Despite having won an Academy Award for writing the definitive movie about Facebook, he doesn't use social media, feeling it encourages cruelty and the creation of phony, perfect online personae.
"First of all, I don't think I could clear my throat in 140 characters," Sorkin said, explaining why he's not on Twitter. "If you have an hour once a week on television when you're asking for the audience's attention, or if you have a movie out every couple of years, the least you can do the other six days a week is shut up."
Born in New York, the son of an intellectual property attorney and a public school teacher, with two siblings who grew up to be attorneys, Sorkin developed his love of clever, rapid-fire dialogue around his childhood dinner table.
"Everyone in my family is smarter than I am," Sorkin said. "At our dinner table anyone who used one word when they could have used 10 just wasn't trying hard enough. There were arguments that I just liked to listen to. I really like the sound of smart people talking. I'm always writing about people who are smarter than I am and kind of phonetically re-creating the sound of smart people. I always assume the audience is smarter than I am too."
Sorkin gives the audience credit for being able to pick up a story midstream in "Steve Jobs," which he wrote while on hiatus from "The Newsroom." He interviewed key figures in Jobs' life, including some who hadn't participated in Isaacson's book, like Lisa Brennan-Jobs and John Sculley. The unusual structure was inspired by a story that Andy Hertzfeld, a member of the original Macintosh team played in the film by Michael Stuhlbarg, told Sorkin about how at the 1984 Mac launch they couldn't get the computer to say hello.
Sorkin assumed Sony, the studio that originally planned to make "Steve Jobs" before the film landed at its current home, Universal, would balk at his unconventional plan for the script.
"I felt like what the studio was expecting was a biopic," Sorkin said. "We're going to want to see a little boy and his father looking in the window of an electronics shop. We're going to want to see him say to Woz, 'Hey, let's work out of my garage.' That kind of thing. This very play-like structure that rewards patience wouldn't be something that would be appealing as a commercial prospect."
Sony's then-studio chief Amy Pascal embraced Sorkin's idea, but the deal fell apart over budget and other disputes that came to light in a series of emails made public when the studio was hacked last year. It was quickly set up at Universal.
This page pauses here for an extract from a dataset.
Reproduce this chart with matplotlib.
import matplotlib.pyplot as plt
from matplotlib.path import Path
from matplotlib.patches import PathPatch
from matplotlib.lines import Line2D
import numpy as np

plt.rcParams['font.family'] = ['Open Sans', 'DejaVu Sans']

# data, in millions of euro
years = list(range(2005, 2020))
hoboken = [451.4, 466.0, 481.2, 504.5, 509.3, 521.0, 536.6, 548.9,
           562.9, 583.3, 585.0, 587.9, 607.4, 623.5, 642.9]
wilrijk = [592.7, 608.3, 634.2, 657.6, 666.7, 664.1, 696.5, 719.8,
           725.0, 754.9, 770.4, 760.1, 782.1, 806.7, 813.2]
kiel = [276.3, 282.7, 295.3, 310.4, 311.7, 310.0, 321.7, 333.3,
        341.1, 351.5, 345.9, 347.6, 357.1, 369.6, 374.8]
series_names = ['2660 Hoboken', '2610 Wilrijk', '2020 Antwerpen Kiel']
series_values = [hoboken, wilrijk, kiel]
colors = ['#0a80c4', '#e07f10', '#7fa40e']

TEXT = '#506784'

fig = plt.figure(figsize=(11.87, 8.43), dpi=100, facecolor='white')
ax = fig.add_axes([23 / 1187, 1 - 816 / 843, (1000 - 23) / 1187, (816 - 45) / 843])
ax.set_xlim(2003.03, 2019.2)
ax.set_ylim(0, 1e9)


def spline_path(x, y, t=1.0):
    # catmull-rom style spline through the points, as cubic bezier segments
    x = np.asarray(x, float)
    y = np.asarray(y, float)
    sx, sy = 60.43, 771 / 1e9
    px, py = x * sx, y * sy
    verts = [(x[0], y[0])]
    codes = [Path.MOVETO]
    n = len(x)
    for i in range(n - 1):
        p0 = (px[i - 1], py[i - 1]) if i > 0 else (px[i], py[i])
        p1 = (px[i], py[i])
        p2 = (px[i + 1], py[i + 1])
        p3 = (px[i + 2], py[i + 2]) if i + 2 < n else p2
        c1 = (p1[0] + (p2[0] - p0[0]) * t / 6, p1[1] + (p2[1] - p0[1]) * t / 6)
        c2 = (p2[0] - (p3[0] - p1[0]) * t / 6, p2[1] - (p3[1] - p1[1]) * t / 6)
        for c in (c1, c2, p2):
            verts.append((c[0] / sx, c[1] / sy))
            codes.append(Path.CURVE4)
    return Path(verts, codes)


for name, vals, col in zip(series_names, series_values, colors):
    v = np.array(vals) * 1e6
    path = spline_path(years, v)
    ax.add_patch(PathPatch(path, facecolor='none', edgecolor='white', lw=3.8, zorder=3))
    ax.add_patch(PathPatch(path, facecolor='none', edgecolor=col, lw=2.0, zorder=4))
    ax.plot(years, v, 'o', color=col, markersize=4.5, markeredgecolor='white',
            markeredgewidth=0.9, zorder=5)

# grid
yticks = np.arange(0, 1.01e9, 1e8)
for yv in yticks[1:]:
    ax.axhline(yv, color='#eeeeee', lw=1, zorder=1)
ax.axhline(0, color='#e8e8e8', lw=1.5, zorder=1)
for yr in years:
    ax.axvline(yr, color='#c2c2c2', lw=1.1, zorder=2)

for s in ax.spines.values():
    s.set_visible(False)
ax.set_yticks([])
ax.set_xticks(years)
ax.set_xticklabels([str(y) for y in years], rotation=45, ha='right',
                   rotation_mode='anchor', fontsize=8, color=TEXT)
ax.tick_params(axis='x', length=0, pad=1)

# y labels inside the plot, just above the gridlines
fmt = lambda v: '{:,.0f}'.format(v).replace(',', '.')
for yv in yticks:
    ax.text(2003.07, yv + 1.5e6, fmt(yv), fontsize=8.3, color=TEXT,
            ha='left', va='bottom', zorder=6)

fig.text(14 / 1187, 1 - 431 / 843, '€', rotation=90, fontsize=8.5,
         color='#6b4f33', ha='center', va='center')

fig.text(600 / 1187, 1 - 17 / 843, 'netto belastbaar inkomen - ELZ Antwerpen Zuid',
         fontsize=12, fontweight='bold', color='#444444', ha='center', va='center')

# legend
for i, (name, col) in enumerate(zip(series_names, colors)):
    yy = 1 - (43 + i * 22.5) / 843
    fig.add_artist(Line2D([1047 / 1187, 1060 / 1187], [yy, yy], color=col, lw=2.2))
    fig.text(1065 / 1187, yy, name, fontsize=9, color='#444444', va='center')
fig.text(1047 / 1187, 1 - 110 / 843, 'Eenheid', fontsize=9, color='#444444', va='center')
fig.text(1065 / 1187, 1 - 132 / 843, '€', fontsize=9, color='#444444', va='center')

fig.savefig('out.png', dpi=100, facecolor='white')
The Sony hack — and the decision of news outlets to publish those emails — is one topic that fires up Sorkin like one of his impassioned TV characters.
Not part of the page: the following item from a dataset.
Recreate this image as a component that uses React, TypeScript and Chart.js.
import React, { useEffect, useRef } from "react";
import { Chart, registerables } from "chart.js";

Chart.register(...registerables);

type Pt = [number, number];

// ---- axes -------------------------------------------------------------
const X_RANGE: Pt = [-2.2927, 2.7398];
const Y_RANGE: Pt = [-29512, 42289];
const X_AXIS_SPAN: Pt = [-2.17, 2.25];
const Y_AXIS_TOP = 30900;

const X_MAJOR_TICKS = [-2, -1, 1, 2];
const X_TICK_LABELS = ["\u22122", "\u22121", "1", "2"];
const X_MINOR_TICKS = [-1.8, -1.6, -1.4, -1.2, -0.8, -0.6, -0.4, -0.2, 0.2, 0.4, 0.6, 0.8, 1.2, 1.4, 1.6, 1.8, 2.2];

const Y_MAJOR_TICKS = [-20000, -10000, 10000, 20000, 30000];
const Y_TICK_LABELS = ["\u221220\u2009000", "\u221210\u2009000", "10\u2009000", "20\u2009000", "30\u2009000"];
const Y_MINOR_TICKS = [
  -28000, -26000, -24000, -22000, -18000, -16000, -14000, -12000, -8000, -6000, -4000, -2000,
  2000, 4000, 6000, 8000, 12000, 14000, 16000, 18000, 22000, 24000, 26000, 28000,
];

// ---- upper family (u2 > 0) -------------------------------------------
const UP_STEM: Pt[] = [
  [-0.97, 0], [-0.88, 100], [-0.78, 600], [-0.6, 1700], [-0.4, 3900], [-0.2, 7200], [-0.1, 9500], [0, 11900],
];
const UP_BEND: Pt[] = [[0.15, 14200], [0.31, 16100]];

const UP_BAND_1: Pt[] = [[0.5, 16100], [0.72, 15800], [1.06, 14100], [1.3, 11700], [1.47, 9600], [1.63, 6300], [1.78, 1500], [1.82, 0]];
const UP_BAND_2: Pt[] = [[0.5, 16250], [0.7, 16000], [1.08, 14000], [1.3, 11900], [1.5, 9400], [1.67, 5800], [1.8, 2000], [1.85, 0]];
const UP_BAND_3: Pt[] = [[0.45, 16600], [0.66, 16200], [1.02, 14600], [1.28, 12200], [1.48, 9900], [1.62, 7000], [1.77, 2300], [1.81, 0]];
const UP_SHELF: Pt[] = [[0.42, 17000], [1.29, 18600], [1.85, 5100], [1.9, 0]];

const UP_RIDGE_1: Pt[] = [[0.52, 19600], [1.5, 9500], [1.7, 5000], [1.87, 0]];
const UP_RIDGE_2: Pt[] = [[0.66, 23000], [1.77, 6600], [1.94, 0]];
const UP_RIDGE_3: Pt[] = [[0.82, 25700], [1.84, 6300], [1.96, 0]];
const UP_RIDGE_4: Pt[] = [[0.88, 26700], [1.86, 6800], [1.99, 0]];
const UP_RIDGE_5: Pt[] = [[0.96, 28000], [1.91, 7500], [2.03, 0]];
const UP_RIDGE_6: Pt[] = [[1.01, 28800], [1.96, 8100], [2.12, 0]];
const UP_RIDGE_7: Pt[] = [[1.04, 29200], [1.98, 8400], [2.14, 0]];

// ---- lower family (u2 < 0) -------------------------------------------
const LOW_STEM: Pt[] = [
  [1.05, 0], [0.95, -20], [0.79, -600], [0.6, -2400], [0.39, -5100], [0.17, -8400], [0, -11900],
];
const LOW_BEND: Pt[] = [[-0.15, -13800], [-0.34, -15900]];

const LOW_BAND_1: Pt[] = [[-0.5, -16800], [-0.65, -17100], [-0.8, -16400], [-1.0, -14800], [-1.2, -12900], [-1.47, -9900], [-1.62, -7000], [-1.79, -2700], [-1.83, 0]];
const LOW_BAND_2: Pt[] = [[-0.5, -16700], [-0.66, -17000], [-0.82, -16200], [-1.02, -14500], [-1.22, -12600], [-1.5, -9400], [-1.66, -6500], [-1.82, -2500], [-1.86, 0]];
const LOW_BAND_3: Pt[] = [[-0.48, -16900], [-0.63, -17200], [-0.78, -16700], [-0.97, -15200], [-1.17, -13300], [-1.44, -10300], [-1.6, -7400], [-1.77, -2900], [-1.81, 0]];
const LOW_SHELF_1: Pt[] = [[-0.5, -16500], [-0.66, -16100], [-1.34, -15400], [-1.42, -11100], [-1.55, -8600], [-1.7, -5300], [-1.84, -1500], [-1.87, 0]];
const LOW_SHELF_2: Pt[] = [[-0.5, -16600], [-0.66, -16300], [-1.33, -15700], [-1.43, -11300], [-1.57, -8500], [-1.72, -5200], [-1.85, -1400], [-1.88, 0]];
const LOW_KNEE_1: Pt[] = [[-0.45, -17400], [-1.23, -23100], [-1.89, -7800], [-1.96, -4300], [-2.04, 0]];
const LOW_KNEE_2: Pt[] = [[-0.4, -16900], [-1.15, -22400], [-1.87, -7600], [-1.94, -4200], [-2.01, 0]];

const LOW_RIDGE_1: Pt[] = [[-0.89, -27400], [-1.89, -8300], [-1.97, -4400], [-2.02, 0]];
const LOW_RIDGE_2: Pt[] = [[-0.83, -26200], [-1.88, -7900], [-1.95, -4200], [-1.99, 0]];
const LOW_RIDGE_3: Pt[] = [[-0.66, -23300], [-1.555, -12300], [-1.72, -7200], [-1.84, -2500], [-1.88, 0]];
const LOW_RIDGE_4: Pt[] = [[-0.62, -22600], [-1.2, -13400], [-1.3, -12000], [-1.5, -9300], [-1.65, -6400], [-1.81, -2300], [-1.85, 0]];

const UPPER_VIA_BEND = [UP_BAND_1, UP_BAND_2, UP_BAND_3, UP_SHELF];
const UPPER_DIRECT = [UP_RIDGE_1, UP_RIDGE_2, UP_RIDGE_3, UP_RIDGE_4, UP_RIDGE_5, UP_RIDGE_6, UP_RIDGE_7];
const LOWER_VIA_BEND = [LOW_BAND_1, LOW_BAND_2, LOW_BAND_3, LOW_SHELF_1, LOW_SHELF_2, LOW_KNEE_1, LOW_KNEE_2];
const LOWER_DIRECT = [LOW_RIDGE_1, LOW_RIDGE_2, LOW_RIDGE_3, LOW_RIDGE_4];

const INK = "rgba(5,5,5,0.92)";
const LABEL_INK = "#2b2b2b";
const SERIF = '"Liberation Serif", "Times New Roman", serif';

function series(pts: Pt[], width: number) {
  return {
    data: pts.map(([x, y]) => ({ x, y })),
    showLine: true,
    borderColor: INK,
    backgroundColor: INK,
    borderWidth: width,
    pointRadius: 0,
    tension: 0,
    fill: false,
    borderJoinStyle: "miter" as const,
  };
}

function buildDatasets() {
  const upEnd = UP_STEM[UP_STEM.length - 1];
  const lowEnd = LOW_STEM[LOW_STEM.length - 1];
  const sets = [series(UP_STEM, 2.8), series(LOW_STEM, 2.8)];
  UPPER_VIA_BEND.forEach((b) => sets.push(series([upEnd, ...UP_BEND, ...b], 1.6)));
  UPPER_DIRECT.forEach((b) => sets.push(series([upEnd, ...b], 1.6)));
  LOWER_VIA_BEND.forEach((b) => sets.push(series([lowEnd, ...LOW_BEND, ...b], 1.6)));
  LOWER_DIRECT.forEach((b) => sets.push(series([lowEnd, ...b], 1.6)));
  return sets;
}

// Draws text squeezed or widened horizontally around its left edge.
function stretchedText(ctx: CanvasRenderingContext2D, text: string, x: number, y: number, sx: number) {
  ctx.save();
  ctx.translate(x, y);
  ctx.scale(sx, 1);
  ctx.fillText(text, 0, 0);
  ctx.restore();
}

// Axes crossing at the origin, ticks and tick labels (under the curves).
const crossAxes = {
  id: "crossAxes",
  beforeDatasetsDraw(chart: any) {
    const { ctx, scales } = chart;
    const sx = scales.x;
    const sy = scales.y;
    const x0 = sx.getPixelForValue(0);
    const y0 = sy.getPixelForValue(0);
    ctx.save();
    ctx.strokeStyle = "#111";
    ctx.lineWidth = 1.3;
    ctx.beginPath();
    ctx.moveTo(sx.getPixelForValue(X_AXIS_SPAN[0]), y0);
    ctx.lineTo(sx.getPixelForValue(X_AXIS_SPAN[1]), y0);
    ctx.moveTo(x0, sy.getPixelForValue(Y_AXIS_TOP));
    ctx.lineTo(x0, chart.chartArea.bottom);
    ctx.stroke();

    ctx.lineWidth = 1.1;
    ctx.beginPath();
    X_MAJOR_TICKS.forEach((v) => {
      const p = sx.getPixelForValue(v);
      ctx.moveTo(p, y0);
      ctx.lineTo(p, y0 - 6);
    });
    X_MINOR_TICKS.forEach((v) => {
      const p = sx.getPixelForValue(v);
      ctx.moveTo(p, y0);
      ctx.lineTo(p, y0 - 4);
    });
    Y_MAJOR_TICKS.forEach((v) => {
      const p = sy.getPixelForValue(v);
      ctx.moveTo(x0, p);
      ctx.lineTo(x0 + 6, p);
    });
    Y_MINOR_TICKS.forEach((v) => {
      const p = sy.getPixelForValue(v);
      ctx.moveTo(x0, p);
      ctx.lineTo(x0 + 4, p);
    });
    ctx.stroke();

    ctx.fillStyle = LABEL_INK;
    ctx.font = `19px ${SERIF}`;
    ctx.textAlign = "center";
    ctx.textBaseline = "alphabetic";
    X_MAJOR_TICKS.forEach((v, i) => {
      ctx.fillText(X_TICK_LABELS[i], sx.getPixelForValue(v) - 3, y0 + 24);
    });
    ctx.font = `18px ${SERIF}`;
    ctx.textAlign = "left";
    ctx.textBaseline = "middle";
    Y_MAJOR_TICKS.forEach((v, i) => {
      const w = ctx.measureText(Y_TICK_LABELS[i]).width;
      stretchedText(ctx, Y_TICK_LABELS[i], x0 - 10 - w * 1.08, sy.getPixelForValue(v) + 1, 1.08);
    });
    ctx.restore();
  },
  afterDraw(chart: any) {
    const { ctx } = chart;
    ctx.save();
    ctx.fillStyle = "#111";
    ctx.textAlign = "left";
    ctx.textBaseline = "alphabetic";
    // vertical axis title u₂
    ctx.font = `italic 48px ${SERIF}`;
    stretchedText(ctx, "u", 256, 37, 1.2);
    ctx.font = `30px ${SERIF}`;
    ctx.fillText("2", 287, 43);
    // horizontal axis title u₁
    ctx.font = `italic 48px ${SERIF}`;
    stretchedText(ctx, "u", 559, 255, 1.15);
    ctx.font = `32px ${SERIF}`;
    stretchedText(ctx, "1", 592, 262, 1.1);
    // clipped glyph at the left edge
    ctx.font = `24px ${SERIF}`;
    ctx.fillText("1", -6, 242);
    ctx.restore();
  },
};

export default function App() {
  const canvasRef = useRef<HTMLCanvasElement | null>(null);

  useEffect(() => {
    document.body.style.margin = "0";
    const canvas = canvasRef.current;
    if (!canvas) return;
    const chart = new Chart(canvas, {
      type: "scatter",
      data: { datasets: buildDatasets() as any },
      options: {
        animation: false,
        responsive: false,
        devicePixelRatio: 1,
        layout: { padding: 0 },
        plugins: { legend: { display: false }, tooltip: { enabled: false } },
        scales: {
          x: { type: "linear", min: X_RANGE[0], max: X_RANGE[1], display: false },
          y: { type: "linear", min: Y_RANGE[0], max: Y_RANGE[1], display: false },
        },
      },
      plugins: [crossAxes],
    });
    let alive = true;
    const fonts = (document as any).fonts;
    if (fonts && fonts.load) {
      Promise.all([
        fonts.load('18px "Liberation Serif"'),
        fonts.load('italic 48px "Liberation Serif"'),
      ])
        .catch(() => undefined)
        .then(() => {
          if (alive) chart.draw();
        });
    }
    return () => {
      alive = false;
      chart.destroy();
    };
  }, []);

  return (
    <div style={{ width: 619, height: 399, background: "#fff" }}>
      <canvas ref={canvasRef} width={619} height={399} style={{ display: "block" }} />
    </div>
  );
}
"I couldn't believe journalists would help out extortionists and publish all that private stuff," Sorkin said. "I'm passionate about it because I think we're choking ourselves to death on gossip. We're being fed a lot of entertainment based on somebody else falling down. That's not something we should enjoy or teach our children to enjoy."
Among the widely published emails was one in which Sorkin advocated for a name star to play Jobs, and indicated that Fassbender was not famous enough. Asked about his cast today, Sorkin said, "My goal is always to be the least talented person on a movie. On 'Steve Jobs,' mission accomplished."
Screenwriters are often banished from casting and pre-production decisions, but Sorkin participated in auditions Boyle held for the film, the director said.
"He loved reading the part of Jobs," Boyle said. "There's a bit of an actor in him. He's got a reputation that he's a bit Jobsian, end-to-end control. He's not like that at all. He'll do anything for you."
"One of the technical problems of doing films about these types of people is, how do you represent how clever they are?" Boyle said. "Do you constantly show them doing algorithms? No, you do it through language. The elegance, the speed of thought — it's exhilarating. It has an energy and a dynamism. You get the sense of the restlessness of [Jobs'] mind through Sorkin's language."
Sorkin remains on very good terms with Pascal, now a producer at Sony who will make his next script, "Molly's Game," an adaptation of Molly Bloom's 2014 memoir about a high-stakes underground poker game. He just turned in a 201-page script for "Molly's Game," which he said focuses on Bloom's heroic decision to protect the privacy of the public figures in her poker game, despite pressure from prosecutors.
"She was unwilling to spill any of it, even though it meant she might have to go to jail and even though it meant she would be broke and in debt," Sorkin said. "In this day and age, to me that's John Wayne."
He's also in talks to write a Lucille Ball biopic starring Cate Blanchett, though he said the deal has not closed.
Sorkin said he struggles with feelings of unease in almost all situations but one — when he's with his daughter, Roxy.
"I was brought up believing that there's something fundamentally wrong with me, that I'm not a good guy, that I'm in trouble," Sorkin said. "A big disappointment of adulthood is that just knowing the answer of why that happened doesn't turn a big switch inside you and make you feel different. So as a result, I live with a lot of anxiety.
"I always feel like I'm doing something wrong, like I'm not where I'm supposed to be, except for any time I'm with my daughter, everything feels right. I feel like I'm doing exactly what I'm supposed to be doing. Whether we're doing homework together or whether she's just asleep under the same roof, the rest of it goes away.... I'm just able to make a better version of me on paper than the one that exists."